In this case, even grace, as powerful as it is, is not sufficient by itself to save us. There is no power in all of eternity that can save a man who does not want to be saved. There is no way to redeem someone who is unwilling to be redeemed. God will not interfere with our agency. This means that salvation has to be a partnership between the all-capable Savior, and the hardly-capable mortal. We have to work together to be saved. That is the catch. The salvation I’m talking about is the ultimate participation award. We have to DO something in order for us to qualify for exaltation.
Here is where the two requirements meet. Christ has grace that is sufficient to save us, but he needs our will, our cooperation in order for his grace to work its wonders on us. We have the ability to do good and be obedient, but we must be willing to keep the commandments Jesus has given to us in the scriptures and through the living prophets in order for us to access His grace. And we must be willing to be obedient according to the spirit of the law for us to obtain the full benefits of that grace.
We may start off keeping the commandments grudgingly, but over time the Spirit might help to soften our hearts and work on our disposition so that we come to genuinely desire to keep the Lord’s laws in the best way we know how. It is then that the Spirit can use the grace of Christ to enlighten our minds and change our dispositions in the fullest sense.
Those who believe in salvation by works feel no need for a Savior. All they have to do is fill out their checklist of responsibilities and they feel like they deserve salvation. It doesn’t work that way, but that is how some people feel. They have a difficult time with the notion that they actually can’t do this whole salvation thing on their own. They fight against the need for a Savior, whether it is only in their deeds or if it is in actual words as well.
I fell under this category for many years. I didn’t understand that I couldn’t change my own disposition for doing evil things. I figured if I tried hard enough I could change myself. It was a long, slow process coming to learn that I was truly kicking against the pricks on this one. I absolutely can’t do this on my own. I need the grace of God in my life to change me from the carnal to the spiritual man. It is a process that requires me to cooperate with my Savior through obedience to his commandments.
And there, I said it, obedience. We can’t have the grace of God operative in our lives without obedience to the commandments. As they say, “obedience is the first law of heaven.” Jesus may love me perfectly. His desire to save me may well be beyond my ability to fathom, but no amount of His love can save me if I am not willing to be saved through obedience to His commandments.

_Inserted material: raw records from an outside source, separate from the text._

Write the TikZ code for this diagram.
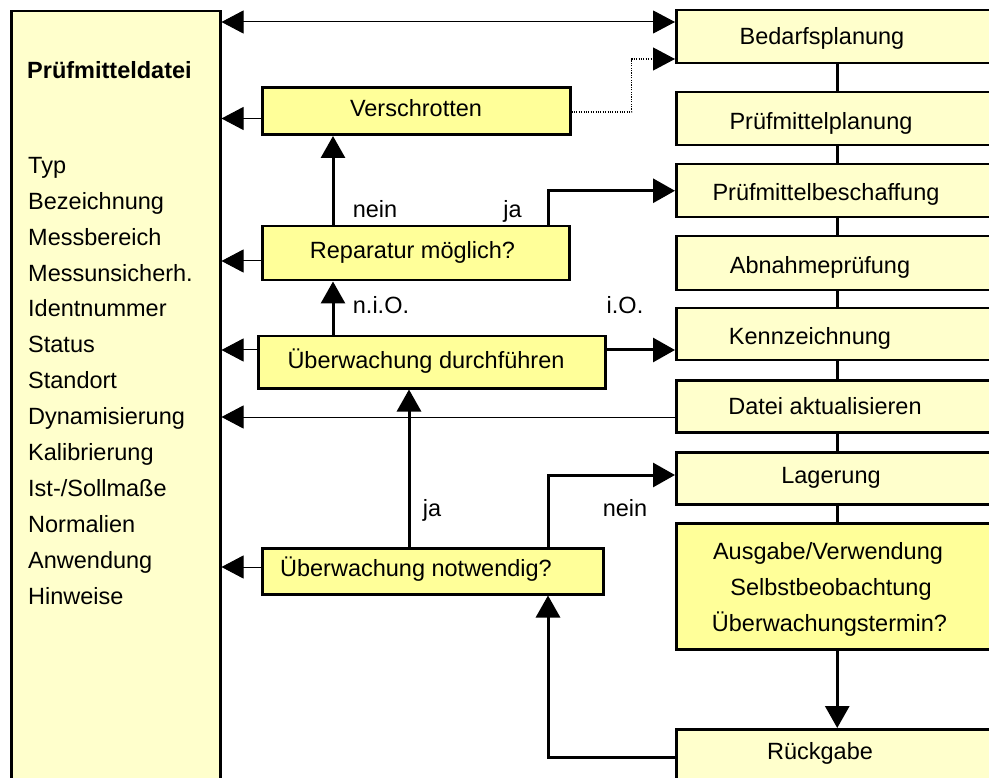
\documentclass[tikz,border=0pt]{standalone}
\usepackage{fontspec}
\setmainfont{Liberation Sans}
\usetikzlibrary{arrows.meta,calc}
\definecolor{paleY}{HTML}{FFFFCC}
\definecolor{strongY}{HTML}{FFFF99}
\newcommand\myfs{\fontsize{23.5pt}{28pt}\selectfont}
\tikzset{
  box/.style={draw, line width=2.5pt, inner sep=0pt, anchor=north west},
  pale/.style={box, fill=paleY},
  strong/.style={box, fill=strongY},
  txt/.style={inner sep=0pt, text height=16.8pt, text depth=0pt, font=\myfs},
  thinarr/.style={line width=1pt, -{Triangle[length=22pt,width=23pt]}},
  thickarr/.style={line width=3pt, -{Triangle[length=22pt,width=24pt]}},
  dotarr/.style={line width=1.1pt, dash pattern=on 1.1pt off 1.3pt, -{Triangle[length=22pt,width=23pt]}},
  conn/.style={line width=2.8pt},
}
\begin{document}
\begin{tikzpicture}[x=1pt,y=-1pt]
\useasboundingbox (0,0) rectangle (989,778);
\clip (0,0) rectangle (989,778);
\fill[white] (0,0) rectangle (989,778);

% left file box
\node[pale, minimum width=209pt, minimum height=800pt] (pdat) at (10,10) {};
\node[txt, anchor=west, font=\myfs\bfseries] (pdatT) at (27,70.5) {Prüfmitteldatei};
\foreach \t [count=\i from 0] in {Typ,Bezeichnung,Messbereich,Messunsicherh.,Identnummer,Status,Standort,Dynamisierung,Kalibrierung,Ist-/Sollmaße,Normalien,Anwendung,Hinweise}
  \node[txt, anchor=west] (li\i) at (28,165+35.9*\i) {\t};

% right column
\node[pale, minimum width=322pt, minimum height=53pt] (bed) at (675,9) {};
\node[pale, minimum width=322pt, minimum height=53pt] (plan) at (675,91) {};
\node[pale, minimum width=322pt, minimum height=53pt] (besch) at (675,163) {};
\node[pale, minimum width=322pt, minimum height=54pt] (abn) at (675,235) {};
\node[pale, minimum width=322pt, minimum height=52pt] (kenn) at (675,307) {};
\node[pale, minimum width=322pt, minimum height=52pt] (dat) at (675,379) {};
\node[pale, minimum width=322pt, minimum height=52pt] (lag) at (675,451) {};
\node[strong, minimum width=322pt, minimum height=126pt] (aus) at (675,522) {};
\node[pale, minimum width=322pt, minimum height=80pt] (rueck) at (675,728) {};

\node[txt] (bedT) at (822,36) {Bedarfsplanung};
\node[txt] (planT) at (821,121.5) {Prüfmittelplanung};
\node[txt] (beschT) at (826,192) {Prüfmittelbeschaffung};
\node[txt] (abnT) at (820,264.7) {Abnahmeprüfung};
\node[txt] (kennT) at (810,336.3) {Kennzeichnung};
\node[txt] (datT) at (825,406.3) {Datei aktualisieren};
\node[txt] (lagT) at (831,475.3) {Lagerung};
\node[txt] (ausT1) at (828,551) {Ausgabe/Verwendung};
\node[txt] (ausT2) at (831,586.7) {Selbstbeobachtung};
\node[txt] (ausT3) at (829.5,622.8) {Überwachungstermin?};
\node[txt] (rueckT) at (820,751) {Rückgabe};

% middle boxes
\node[strong, minimum width=308pt, minimum height=47pt] (ver) at (261,86.5) {};
\node[strong, minimum width=307pt, minimum height=54pt] (rep) at (261,225) {};
\node[strong, minimum width=347pt, minimum height=52pt] (dur) at (257,335) {};
\node[strong, minimum width=341pt, minimum height=46pt] (not) at (261,547) {};

\node[txt] (verT) at (416,108.5) {Verschrotten};
\node[txt] (repT) at (412.5,250) {Reparatur möglich?};
\node[txt] (durT) at (426,360.5) {Überwachung durchführen};
\node[txt] (notT) at (416,568.5) {Überwachung notwendig?};

% labels
\node[txt] (l1) at (375,209) {nein};
\node[txt] (l2) at (512.5,209) {ja};
\node[txt] (l3) at (381,305.5) {n.i.O.};
\node[txt] (l4) at (625,305.5) {i.O.};
\node[txt] (l5) at (432,508.5) {ja};
\node[txt] (l6) at (625,508) {nein};

% right column connectors
\draw[conn] (bed.south) -- (plan.north);
\draw[conn] (plan.south) -- (besch.north);
\draw[conn] (besch.south) -- (abn.north);
\draw[conn] (abn.south) -- (kenn.north);
\draw[conn] (kenn.south) -- (dat.north);
\draw[conn] (dat.south) -- (lag.north);
\draw[conn] (lag.south) -- (aus.north);
\draw[thickarr] (aus.south) -- (rueck.north);

% thin arrows
\draw[line width=1pt, {Triangle[length=22pt,width=23pt]}-{Triangle[length=22pt,width=23pt]}]
  ([yshift=-13pt]bed.north west -| pdat.east) -- ([yshift=-13pt]bed.north west);
\draw[thinarr] ([yshift=-32pt]ver.north west) -- ([yshift=-32pt]ver.north west -| pdat.east);
\draw[thinarr] ([yshift=-36pt]rep.north west) -- ([yshift=-36pt]rep.north west -| pdat.east);
\draw[thinarr] ([yshift=-15pt]dur.north west) -- ([yshift=-15pt]dur.north west -| pdat.east);
\draw[thinarr] ([yshift=-38pt]dat.north west) -- ([yshift=-38pt]dat.north west -| pdat.east);
\draw[thinarr] ([yshift=-20pt]not.north west) -- ([yshift=-20pt]not.north west -| pdat.east);

% dotted
\draw[dotarr] ([yshift=-25.5pt]ver.north east) -- ++(60,0) |- ([yshift=-50pt]bed.north west);

% thick arrows
\draw[thickarr] ([xshift=72pt]rep.north west) -- ([xshift=72pt]ver.south west);
\draw[thickarr] ([xshift=287pt]rep.north west) |- (besch.west);
\draw[thickarr] ([xshift=76pt]dur.north west) -- ([xshift=72pt]rep.south west);
\draw[thickarr] ([yshift=-15pt]dur.north east) -- ([yshift=-15pt]dur.north east -| kenn.west);
\draw[thickarr] ([xshift=148pt]not.north west) -- ([xshift=152pt]dur.south west);
\draw[thickarr] ([xshift=287pt]not.north west) |- ([yshift=-24pt]lag.north west);
\draw[thickarr] ([yshift=-29pt]rueck.north west) -| ([xshift=287pt]not.south west);
\end{tikzpicture}
\end{document}
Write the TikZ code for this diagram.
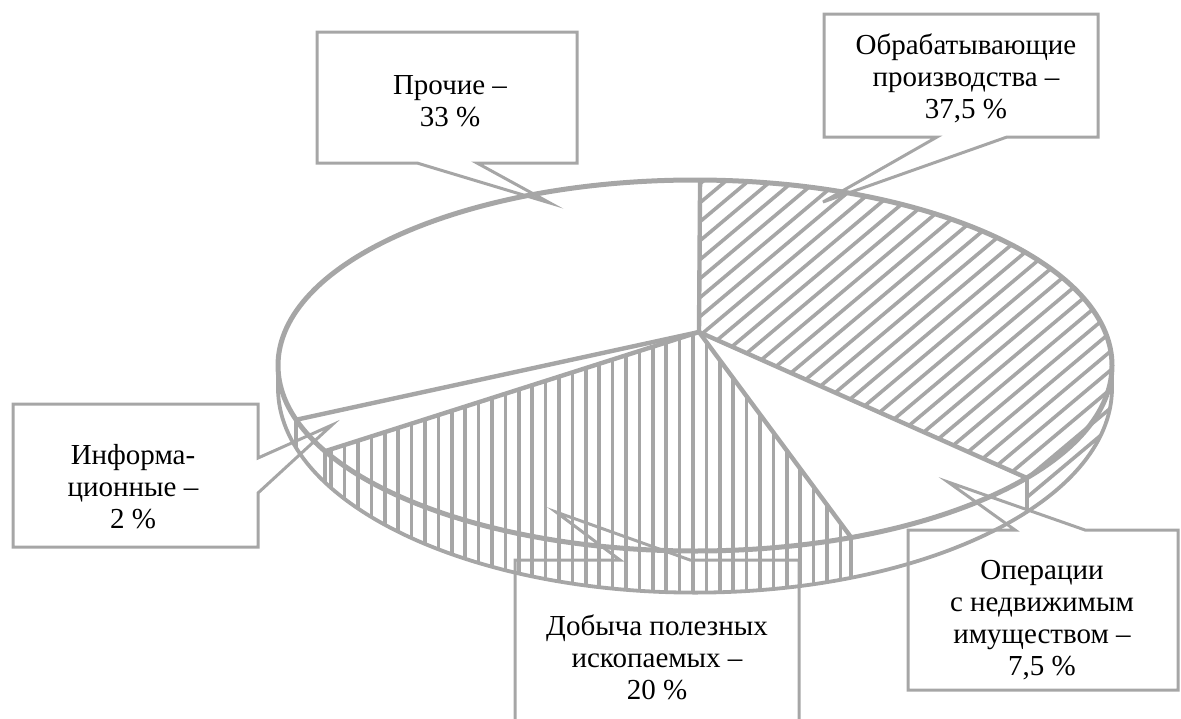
\documentclass[tikz,border=0pt]{standalone}
\usepackage{fontspec}
\setmainfont{Liberation Serif}
\begin{document}
\begin{tikzpicture}[x=1pt,y=1pt]
\definecolor{piegrey}{HTML}{A6A6A6}
\tikzset{
  rim/.style={draw=piegrey, line width=5pt},
  radial/.style={draw=piegrey, line width=4.4pt},
  sideedge/.style={draw=piegrey, line width=3.8pt},
  hatchline/.style={draw=piegrey, line width=3.6pt},
  callout/.style={draw=piegrey, line width=3pt, line join=miter},
  lbl/.style={align=center, font=\fontsize{29}{32}\selectfont, inner sep=0pt, text=black},
  topface/.style={x radius=417, y radius=185.5},
  bottomedge/.style={x radius=417, y radius=204.6},
}
\useasboundingbox (0,0) rectangle (1181,-718);

% centres of the top face, the bottom edge and the pie apex
\coordinate (T) at (695,-365.5);
\coordinate (B) at (695,-388);
\coordinate (O) at (699,-332);

% slice boundaries (parametric angles on the ellipses)
\path (T) ++(89.3:417 and 185.5)   coordinate (t0);
\path (T) ++(-37.3:417 and 185.5)  coordinate (t1);
\path (T) ++(-68:417 and 185.5)    coordinate (t2);
\path (T) ++(-152.5:417 and 185.5) coordinate (t3);
\path (T) ++(-163:417 and 185.5)   coordinate (t4);
\path (T) ++(0:417 and 185.5)      coordinate (tR);
\path (T) ++(-180:417 and 185.5)   coordinate (tL);
\path (B) ++(-37.3:417 and 204.6)  coordinate (b1);
\path (B) ++(-68:417 and 204.6)    coordinate (b2);
\path (B) ++(-152.5:417 and 204.6) coordinate (b3);
\path (B) ++(-163:417 and 204.6)   coordinate (b4);
\path (B) ++(0:417 and 204.6)      coordinate (bR);
\path (B) ++(-180:417 and 204.6)   coordinate (bL);

% manufacturing: diagonal hatching on top face
\begin{scope}
  \clip (O) -- (t0) arc[start angle=89.3, end angle=-37.3, topface] -- cycle;
  \foreach \c in {180.1,202.7,...,1160}
    \draw[hatchline] (\c,-620) -- ++(40:720);
\end{scope}
% manufacturing: diagonal hatching on side
\begin{scope}
  \clip (tR) arc[start angle=0, end angle=-37.3, topface]
        -- (b1) arc[start angle=-37.3, end angle=0, bottomedge] -- cycle;
  \foreach \c in {180.1,202.7,...,1160}
    \draw[hatchline] (\c,-620) -- ++(40:720);
\end{scope}
% mining: vertical hatching on top face
\begin{scope}
  \clip (O) -- (t2) arc[start angle=-68, end angle=-152.5, topface] -- cycle;
  \foreach \c in {291,304.4,...,870}
    \draw[hatchline] (\c,-300) -- (\c,-620);
\end{scope}
% mining: vertical hatching on side
\begin{scope}
  \clip (t2) arc[start angle=-68, end angle=-152.5, topface]
        -- (b3) arc[start angle=-152.5, end angle=-68, bottomedge] -- cycle;
  \foreach \c in {291,304.4,...,870}
    \draw[hatchline] (\c,-300) -- (\c,-620);
\end{scope}

% side outline
\draw[sideedge] (bR) arc[start angle=0, end angle=-180, bottomedge];
\draw[sideedge] (tR) -- (bR);
\draw[sideedge] (tL) -- (bL);
\draw[sideedge] (t1) -- (b1);
\draw[sideedge] (t2) -- (b2);
\draw[sideedge] (t3) -- (b3);
\draw[sideedge] (t4) -- (b4);

% top face outline and slice borders
\draw[rim] (T) ellipse[topface];
\foreach \p in {t0,t1,t2,t3,t4}
  \draw[radial] (O) -- (\p);

% labels
\node[lbl] (prochie) at (450,-101) {Прочие –\\33 \%};
\node[lbl] (obrab) at (966,-78) {Обрабатывающие\\производства –\\37,5 \%};
\node[lbl] (info) at (133,-487) {Информа-\\ционные –\\2 \%};
\node[lbl] (oper) at (1042,-620) {Операции\\с недвижимым\\имуществом –\\7,5 \%};
\node[lbl] (dob) at (657,-657) {Добыча полезных\\ископаемых –\\20 \%};

% callout frames with pointers
\draw[callout] (317,-32) -- (577,-32) -- (577,-163) -- (477,-163) -- (550,-203)
  -- (417,-163) -- (317,-163) -- cycle;
\draw[callout] (824,-14) -- (1098,-14) -- (1098,-137) -- (1007,-137) -- (823,-202)
  -- (937,-137) -- (824,-137) -- cycle;
\draw[callout] (13,-404) -- (258,-404) -- (258,-458) -- (332,-425) -- (258,-493)
  -- (258,-547) -- (13,-547) -- cycle;
\draw[callout] (908,-530) -- (1015,-530) -- (948,-482) -- (1085,-530) -- (1178,-530)
  -- (1178,-690) -- (908,-690) -- cycle;
\draw[callout] (515,-720) -- (515,-560) -- (620,-560) -- (556,-512) -- (690,-560)
  -- (799,-560) -- (799,-720);
\end{tikzpicture}
\end{document}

Wasn’t it Jesus who said, “If ye love me keep my commandments”? It is through our obedience, our good works if you will, that we apply the grace of God in our lives to change us from people of a carnal nature into people of a spiritual and holy nature. There are no shortcuts, and there is no other way. My personal salvation requires at least two people in order for it to happen. At the barest minimum those two have to be my Savior and me. Neither of us can save me by ourselves.